Task details:
All pictures are to be skipped; retype only the lines from the top of the entries through the line with "(1%) unable to", both included.

Listed records:

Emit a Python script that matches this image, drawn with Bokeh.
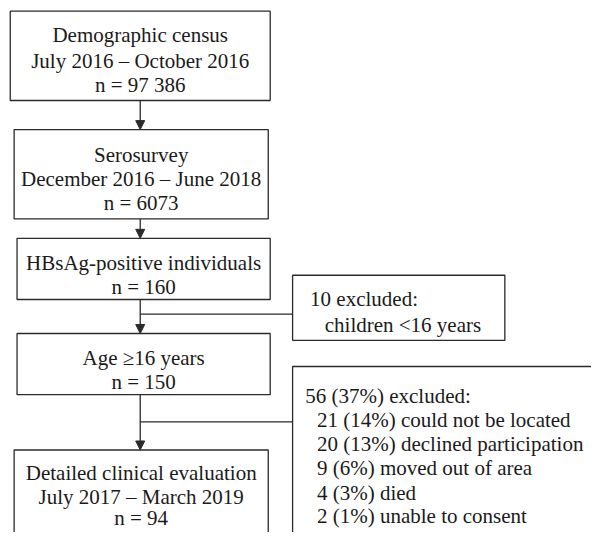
from bokeh.plotting import figure
from bokeh.models import Range1d, Arrow, NormalHead
from bokeh.core.properties import value
from bokeh.embed import file_html
from bokeh.resources import INLINE

# ---- content (texts) ----
main_labels = [
    ["Demographic census", "July 2016 \u2013 October 2016", "n = 97 386"],
    ["Serosurvey", "December 2016 \u2013 June 2018", "n = 6073"],
    ["HBsAg-positive individuals", "n = 160"],
    ["Age \u226516 years", "n = 150"],
    ["Detailed clinical evaluation", "July 2017 \u2013 March 2019", "n = 94"],
]
excl1_labels = ["10 excluded:", "children <16 years"]
excl2_labels = ["56 (37%) excluded:", "21 (14%) could not be located",
                "20 (13%) declined participation", "9 (6%) moved out of area",
                "4 (3%) died", "2 (1%) unable to consent"]

# ---- layout (pixel positions in the 607x548 reference frame) ----
main_boxes = [(10, 277, 11, 103), (14, 275, 133, 225), (17, 277, 245, 308),
              (17, 277, 343, 406), (14, 275, 463, 570)]  # left, right, top, bottom
main_baselines = [[36, 62, 87], [159, 184, 209], [270, 295], [368, 393], [487, 511, 533]]
excl1_box = (300, 518, 283, 350)
excl1_pos = [(318, 307), (333, 334)]
excl2_box = (300, 640, 377, 570)
excl2_x = [313, 325, 325, 325, 325, 325]
excl2_base = [407, 432, 457, 482, 507, 531]
trunk_x = 143.5

FONT = value("Liberation Serif")
FS = "21px"
LC = "#2a2a2a"

p = figure(width=591, height=532, output_backend="svg", toolbar_location=None,
           x_range=Range1d(0, 607), y_range=Range1d(548, 0),
           min_border=0, outline_line_color=None)
p.axis.visible = False
p.grid.visible = False

boxes = main_boxes + [excl1_box, excl2_box]
p.quad(left=[b[0] for b in boxes], right=[b[1] for b in boxes],
       top=[b[2] for b in boxes], bottom=[b[3] for b in boxes],
       fill_color=None, line_color=LC, line_width=1.3)

# main box texts
tx, ty, tt = [], [], []
for b, lines, bases in zip(main_boxes, main_labels, main_baselines):
    cx = (b[0] + b[1]) / 2
    for t, y in zip(lines, bases):
        tx.append(cx); ty.append(y); tt.append(t)
p.text(x=tx, y=ty, text=tt, text_font=FONT, text_font_size=FS,
       text_align="center", text_baseline="alphabetic", text_color="#1a1a1a")

# exclusion texts
lx = [q[0] for q in excl1_pos] + excl2_x
ly = [q[1] for q in excl1_pos] + excl2_base
lt = excl1_labels + excl2_labels
p.text(x=lx, y=ly, text=lt, text_font=FONT, text_font_size=FS,
       text_align="left", text_baseline="alphabetic", text_color="#1a1a1a")

# arrows between main boxes
for i in range(len(main_boxes) - 1):
    y0 = main_boxes[i][3]
    y1 = main_boxes[i + 1][2]
    p.add_layout(Arrow(end=NormalHead(size=9, fill_color=LC, line_color=LC),
                       x_start=trunk_x, y_start=y0, x_end=trunk_x, y_end=y1,
                       line_color=LC, line_width=1.3))

# branch lines to exclusion boxes
branch_y = [323, 434]
p.segment(x0=[trunk_x, trunk_x], y0=branch_y, x1=[excl1_box[0], excl2_box[0]], y1=branch_y,
          line_color=LC, line_width=1.3)

open("out.html", "w").write(file_html(p, INLINE))
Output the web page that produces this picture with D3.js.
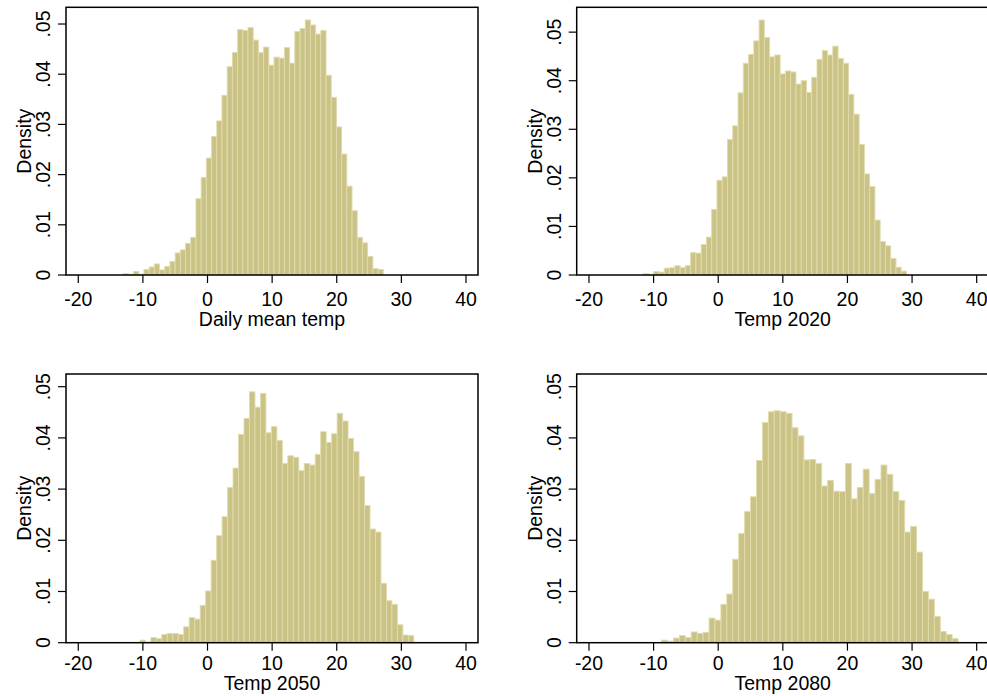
<!DOCTYPE html>
<html>
<head>
<meta charset="utf-8">
<script src="https://cdn.jsdelivr.net/npm/d3@7"></script>
<style>
  html, body { margin: 0; padding: 0; background: #fff; overflow: hidden; }
  svg { display: block; }
  text { font-family: "Liberation Sans", Arial, Helvetica, sans-serif; fill: #000; }
</style>
</head>
<body>
<svg id="chart" width="987" height="696"></svg>
<script>
// ---- data ----
const panelTitles = ["Daily mean temp", "Temp 2020", "Temp 2050", "Temp 2080"];
const binStarts = [-13.06, -11.6, -10.46, -8.76];
const binWidths = [0.8052, 0.8148, 0.8478, 0.9176];

const densityDaily = [.0003, .0001, .0007, .0002, .0011, .0016, .0022, .0010, .0017, .0027,
  .0044, .0050, .0063, .0075, .0152, .0194, .0233, .0276, .0307, .0358,
  .0415, .0443, .0489, .0487, .0493, .0468, .0443, .0454, .0418, .0434,
  .0432, .0453, .0422, .0485, .0491, .0508, .0498, .0480, .0487, .0398,
  .0354, .0295, .0241, .0177, .0128, .0075, .0064, .0037, .0013, .0011];

const density2020 = [.0003, .0001, .0007, .0006, .0014, .0015, .0019, .0015, .0019, .0046,
  .0045, .0063, .0078, .0135, .0195, .0202, .0279, .0307, .0375, .0436,
  .0454, .0482, .0525, .0489, .0449, .0453, .0414, .0420, .0418, .0393,
  .0400, .0376, .0407, .0444, .0462, .0453, .0471, .0446, .0436, .0372,
  .0331, .0269, .0208, .0182, .0113, .0069, .0060, .0034, .0016, .0008];

const density2050 = [.0005, .0001, .0010, .0008, .0016, .0018, .0018, .0016, .0031, .0049,
  .0046, .0073, .0101, .0161, .0209, .0246, .0303, .0341, .0407, .0438,
  .0490, .0460, .0487, .0410, .0422, .0395, .0350, .0365, .0362, .0336,
  .0350, .0347, .0368, .0412, .0391, .0408, .0448, .0433, .0399, .0373,
  .0325, .0268, .0222, .0216, .0116, .0082, .0075, .0035, .0015, .0014];

const density2080 = [.0005, .0003, .0009, .0014, .0010, .0021, .0018, .0020, .0048, .0044,
  .0075, .0095, .0163, .0213, .0256, .0285, .0356, .0430, .0451, .0453,
  .0451, .0448, .0420, .0404, .0357, .0358, .0350, .0306, .0317, .0296,
  .0295, .0350, .0281, .0303, .0339, .0291, .0319, .0347, .0329, .0295,
  .0278, .0216, .0227, .0177, .0100, .0085, .0051, .0022, .0016, .0008];

const panelValues = [densityDaily, density2020, density2050, density2080];
const xTicks = [-20, -10, 0, 10, 20, 30, 40];
const yTicks = [0, .01, .02, .03, .04, .05];
const yTickLabels = ["0", ".01", ".02", ".03", ".04", ".05"];
const yAxisTitle = "Density";

// ---- layout ----
const layout = [
  { left: 66,    right: 478,   top: 7.3, base: 275,   tickLab: 31,   titleOff: 51 },
  { left: 576.7, right: 988.7, top: 7.3, base: 275,   tickLab: 31,   titleOff: 51 },
  { left: 66,    right: 478,   top: 374, base: 642.7, tickLab: 27.5, titleOff: 47.5 },
  { left: 576.7, right: 988.7, top: 374, base: 642.7, tickLab: 27.5, titleOff: 47.5 }
];
const xDomain = [-21.9, 41.86];
const topMargin = 12.7;
const fontSize = 19.5;

const svg = d3.select("#chart");

layout.forEach((L, i) => {
  const vals = panelValues[i];
  const bins = vals.map((v, j) => ({
    x0: binStarts[i] + j * binWidths[i],
    x1: binStarts[i] + (j + 1) * binWidths[i],
    v: v
  }));
  const x = d3.scaleLinear().domain(xDomain).range([L.left, L.right]);
  const yMax = Math.max(d3.max(vals), 0.05);
  const y = d3.scaleLinear().domain([0, yMax]).range([L.base, L.top + topMargin]);

  const g = svg.append("g");

  // bars
  g.selectAll("rect.bar").data(bins).enter().append("rect")
    .attr("class", "bar")
    .attr("x", d => x(d.x0))
    .attr("width", d => x(d.x1) - x(d.x0))
    .attr("y", d => y(d.v))
    .attr("height", d => y(0) - y(d.v))
    .attr("fill", "#cbc385")
    .attr("stroke", "#e0dcae")
    .attr("stroke-width", 0.9);

  // box
  g.append("rect")
    .attr("x", L.left).attr("y", L.top)
    .attr("width", L.right - L.left).attr("height", L.base - L.top)
    .attr("fill", "none").attr("stroke", "#000").attr("stroke-width", 1.5);

  // x axis ticks & labels
  const xa = g.append("g").attr("transform", `translate(0,${L.base})`);
  xa.selectAll("line").data(xTicks).enter().append("line")
    .attr("x1", d => x(d)).attr("x2", d => x(d))
    .attr("y1", 0).attr("y2", 8)
    .attr("stroke", "#000").attr("stroke-width", 1.2);
  xa.selectAll("text").data(xTicks).enter().append("text")
    .attr("x", d => x(d)).attr("y", L.tickLab)
    .attr("text-anchor", "middle")
    .attr("font-size", fontSize)
    .text(d => d3.format("d")(d).replace("−", "-"));
  g.append("text")
    .attr("x", (L.left + L.right) / 2)
    .attr("y", L.base + L.titleOff)
    .attr("text-anchor", "middle")
    .attr("font-size", fontSize)
    .text(panelTitles[i]);

  // y axis ticks & labels
  const ya = g.append("g");
  ya.selectAll("line").data(yTicks).enter().append("line")
    .attr("x1", L.left - 8).attr("x2", L.left)
    .attr("y1", d => y(d)).attr("y2", d => y(d))
    .attr("stroke", "#000").attr("stroke-width", 1.2);
  ya.selectAll("text").data(yTicks).enter().append("text")
    .attr("transform", d => `translate(${L.left - 16},${y(d)}) rotate(-90)`)
    .attr("text-anchor", "middle")
    .attr("font-size", fontSize)
    .text((d, k) => yTickLabels[k]);
  g.append("text")
    .attr("transform", `translate(${L.left - 35},${(L.top + L.base) / 2}) rotate(-90)`)
    .attr("text-anchor", "middle")
    .attr("font-size", fontSize)
    .text(yAxisTitle);
});
</script>
</body>
</html>
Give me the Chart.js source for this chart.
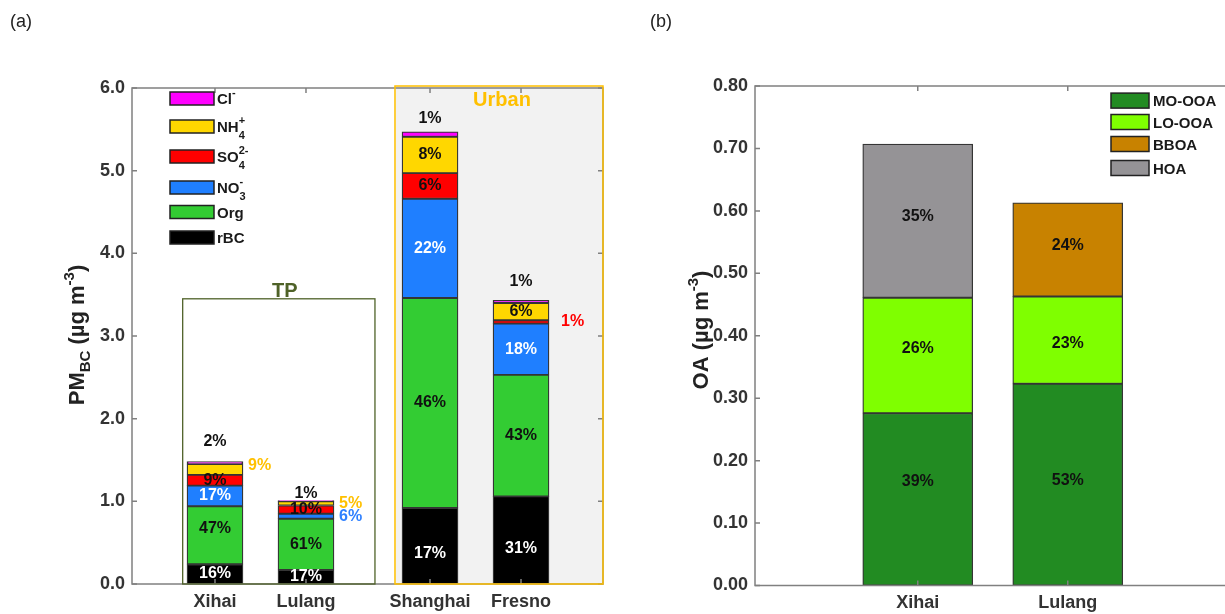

Task solution:
Emit a Python script that matches this image, drawn with Bokeh.
from bokeh.plotting import figure
from bokeh.models import Range1d, Arrow, NormalHead
from bokeh.core.properties import value
from bokeh.embed import file_html
from bokeh.resources import INLINE

# ---- content (texts) ----
main_labels = [
    ["Demographic census", "July 2016 \u2013 October 2016", "n = 97 386"],
    ["Serosurvey", "December 2016 \u2013 June 2018", "n = 6073"],
    ["HBsAg-positive individuals", "n = 160"],
    ["Age \u226516 years", "n = 150"],
    ["Detailed clinical evaluation", "July 2017 \u2013 March 2019", "n = 94"],
]
excl1_labels = ["10 excluded:", "children <16 years"]
excl2_labels = ["56 (37%) excluded:", "21 (14%) could not be located",
                "20 (13%) declined participation", "9 (6%) moved out of area",
                "4 (3%) died", "2 (1%) unable to consent"]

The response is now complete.